E lamenta que os museus não tenham meios financeiros para trabalhos desta natureza. «E isto só acontece em Portugal, pois em outros países não é assim. Basta ir aqui ao lado, à vizinha Galiza, onde o panorama é radicalmente diferente. E não se pense também que, ao ser classificado o fado como Património Mundial, se resolve alguma coisa do que lhe disse. O fado tem a importância que tem, mas representa uma cultura marcadamente urbana e alfacinha, e está de boa saúde, com a salvaguarda assegurada pela proliferação de casas de fado e dos novos fadistas que abraçam a carreira», critica.
Sobre o papel do Estado português, Alexandre Parafita lamenta que a cultura «seja sempre o elo mais fraco na cadeia de prioridades». «Quando é preciso cortar, é logo na cultura que se começa. É sempre uma dor mais silenciosa. E quando se trata de um património intangível, frágil nos seus suportes, mesmo que nele more a alma e a identidade de um povo, ainda mais fácil é ignorá-lo e destruí-lo», lastima.

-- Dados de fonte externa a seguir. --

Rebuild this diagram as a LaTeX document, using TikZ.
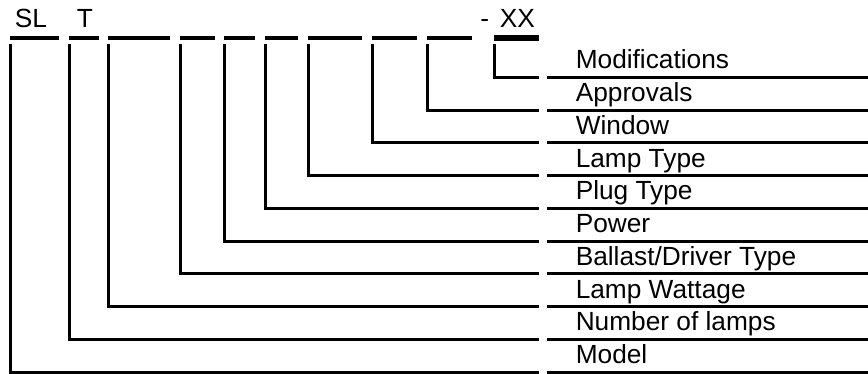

E acrescenta que Portugal vive tempos «muito desanimadores. É triste termos de reconhecer que o regime de Salazar fez mais pelo património imaterial que qualquer dos governos democráticos. Deu todas as condições a Leite de Vasconcelos, nos anos 30 do século passado, para que realizasse a obra monumental que levou a cabo no país e que lhe permitiu fazer o vasto levantamento da nossa Etnografia», frisa.
Nesta linha de raciocínio, termina, questionando: «que seria hoje da nossa memória cultural se esse trabalho não existisse? Deu todas as condições a etnólogos como Pires de Lima para que erguessem o Museu de Etnografia e História do Douro Litoral que fez a recolha de milhares e milhares de documentos e testemunhos de património imaterial de que as várias dezenas de volumes das revistas “Douro Litoral” e “Revista de Etnografia” são um excelente repositório. E hoje? Nos últimos anos? Que condições são dadas aos investigadores, aos etnólogos, para fazerem o trabalho que é urgente realizar?», conclui.